В тот год я работала переводчиком в мотеле "Ольгино". Не расходясь со своим названием, гостиница нового для Ленинграда типа, стояла в маленьком поселке на полпути между городом и границей, откуда двигались в огромных количествах финские туристы, истомленные у себя на родине сухим законом. Называлось это "водка-туризм". До культурной столицы финские гости не дотягивали. Уже тепленькими, их ссаживали в "Ольгино", где они и завершали свое довольно однообразное путешествие. Надо ли добавлять, что, кроме пьянства, в мотеле процветали и все сопутствующие услуги.
Переводчиков, точнее, переводчиц, работало там довольно много, около десяти. Интеллигентные растютехи, мы мало знали и мало вникали в сложную жизнь мотеля. Однако фарцовка процветала таким махровым пламенем, что, к слову сказать, я смоталась оттуда довольно быстро, от греха подальше.
Тем, кто забыл, напомню: во всех коллективах, особенно женских, было в то время распространено такое явление, как примерка. Из соседнего, например, отдела, приходила тетенька. Она заговорщицки оглядывалась, нет ли начальства, плотно закрывала дверь и, понизив голос, сообщала: "Девочки, есть югославские сапоги!"
Девочки бросали вязание, мужчин выгоняли покурить, и начиналось счастье: сапоги щупали, меряли, обсуждали, звонили домой, чтобы посоветоваться с мамой, собирали деньги, покупали в складчину и стучали об пол каблучком. Мужчины, изгнанные в курилку, время от времени пытались проникнуть в отдел, якобы за делом, особенно если предмет примерки составляли более увлекательные предметы туалета, чем сапоги, девочки визжали, нарушителя с шумом выталкивали и снова примеривали и крутились перед зеркалом.
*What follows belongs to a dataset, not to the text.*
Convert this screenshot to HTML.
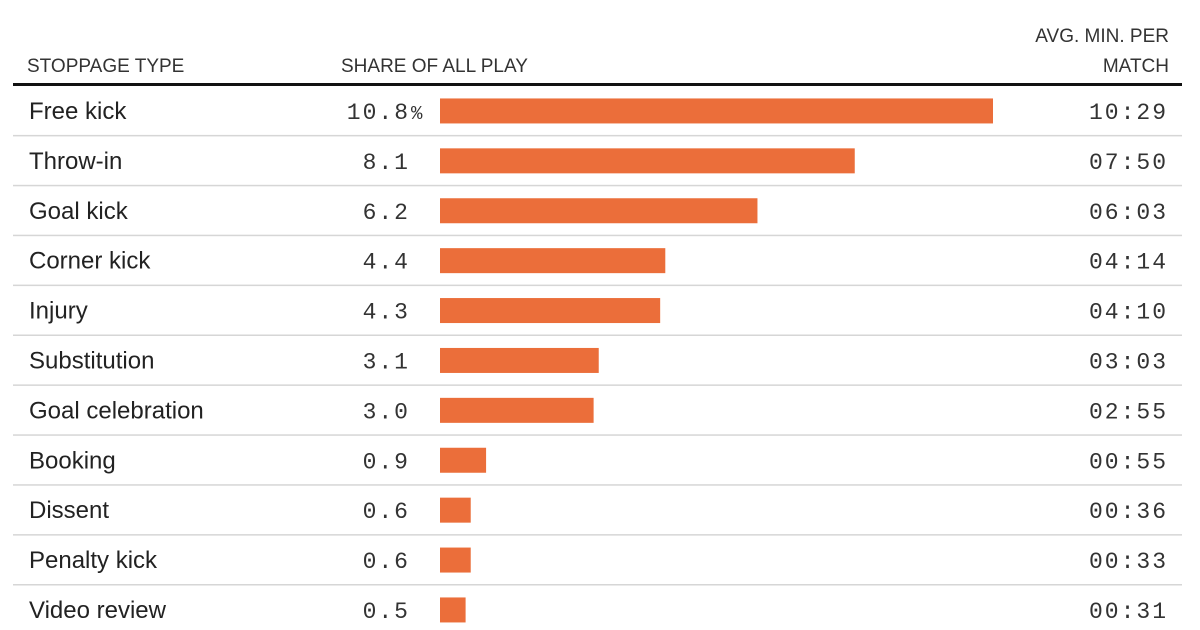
<!DOCTYPE html>
<html><head><meta charset="utf-8"><style>
body{margin:0;background:#fff;}
svg{display:block;}
.lab{font-family:"Liberation Sans",sans-serif;font-size:24px;fill:#222;}
.hd{font-family:"Liberation Sans",sans-serif;font-size:19px;fill:#333;}
.num{font-family:"Liberation Mono",monospace;font-size:23px;fill:#333;letter-spacing:2px;}
</style></head><body>
<svg id="chart" width="1200" height="630" viewBox="0 0 1200 630">
<text class="hd" x="27" y="72">STOPPAGE TYPE</text>
<text class="hd" x="341" y="72">SHARE OF ALL PLAY</text>
<text class="hd" x="1169" y="42" text-anchor="end">AVG. MIN. PER</text>
<text class="hd" x="1169" y="72" text-anchor="end">MATCH</text>
<rect x="13" y="83" width="1169" height="3" fill="#111"/>
<g id="rows"></g>
</svg>
<script>
const categories=["Free kick","Throw-in","Goal kick","Corner kick","Injury","Substitution","Goal celebration","Booking","Dissent","Penalty kick","Video review"];
const shares=[10.8,8.1,6.2,4.4,4.3,3.1,3.0,0.9,0.6,0.6,0.5];
const shareLabels=["10.8","8.1","6.2","4.4","4.3","3.1","3.0","0.9","0.6","0.6","0.5"];
const avgMinutes=["10:29","07:50","06:03","04:14","04:10","03:03","02:55","00:55","00:36","00:33","00:31"];
const NS="http://www.w3.org/2000/svg";
const g=document.getElementById('rows');
const x0=440,pxPerUnit=553/10.8,rowTop=86,rowH=49.9;
function xs(v){return v*pxPerUnit;}
function yRow(i){return rowTop+i*rowH;}
function mk(t,a){const e=document.createElementNS(NS,t);for(const k in a)e.setAttribute(k,a[k]);g.appendChild(e);return e;}
categories.forEach((c,i)=>{
  const y=yRow(i),cy=y+rowH/2;
  if(i<categories.length-1){
    const l=mk('rect',{x:13,y:y+rowH-1,width:1169,height:1.5,fill:'#d6d6d6'});
    
    
  }
  const t=mk('text',{class:'lab',x:29,y:cy+8});t.textContent=c;
  
  
  const v=mk('text',{class:'num',x:410,y:cy+8,'text-anchor':'end'});v.textContent=shareLabels[i];
  
  
  if(i===0){const p=mk('text',{class:'num',x:411,y:cy+8});p.textContent='%';p.style.fontSize='19px';
    
    }
  const b=mk('rect',{x:x0,y:cy-12.5,width:xs(shares[i]),height:25,fill:'#eb6e3a'});
  
  
  const m=mk('text',{class:'num',x:1168,y:cy+8,'text-anchor':'end'});m.textContent=avgMinutes[i];
  
  
});
</script>
</body></html>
В "Ольгино" прелесть этому популярному развлечению придавала близость границы.
В тот знаменательный день к стойке, где переводчицы ожидали очередного заплыва, прибежала старшая горничная.
— Девочки!- зашипела она тихо, но так, чтобы вся значимость новости достигла потребителя. — Привезли коробку бельгийских бюстгальтеров!
Современному читателю, наверное, даже и не представить, как выглядело изготовленное на фабрике с говорящим названием "Трибуна", изделие под условным названием "лифчик". Пожалуй, сегодня его можно было бы использовать как чехол для небольшого пылесоса.
"Заграничное" нижнее белье, невесомое и полупрозрачное, которое сочетало в себе одновременно печать недоступности и тень порока, доставали всеми правдами и неправдами и берегли для особых случаев.
Вытолкав двух мужчин, затесавшихся в наш дамский коллектив, мы заперлись в подсобке, где хранились канцпринадлежности для всего мотеля. Женские пальцы взволнованно копались в коробке, выхватывали пакет с нужным размером, и как ленты в руках у фокусника взметались в воздухе кружевные оборки! На ящики с ручками и кнопками летели блузки, свитера и кофточки.
В этот момент в дверь постучали.
— Алик, отстань!- закричали наперебой счастливые голоса.- Ишь чего захотел, пусти его!
— Девочки, это я!- сообщила из-за дверей старшая переводчица.- Срочно выходите все!
— Таня, мы не можем открыть, мы меряем, пусть финики подождут!- ответила начальнице самая бойкая из нас, Людмила. Она уже перемеряла три штуки и никак не могла подобрать подходящий размер.
— Откройте быстро, здесь никого нет!- распорядилась Таня.
Она проскользнула в приоткрытую дверь и обвела глазами вверенный ей коллектив, обнаженный до пояса, как на флюорографии.
— Вот вы тут веселитесь, — грозно сказала она,- а там, между прочим, Брежнев умер!
Мы оторопели. Это уже потом, когда их начали хоронить, как по расписанию, объявление об очередной скорбной утрате не стало бы поводом прервать увлекательное занятие. Брежнев казался вечным, как утренний туман. Все чувствовали, что надо что-то сказать в соответствие моменту, но что?
Людмила, лицо к начальству самое близкое, наморщила лоб, напряглась и выдала:
— Как уместно, девочки, что именно в этот день, именно сегодня, нам завезли черные траурные бюстгальтеры!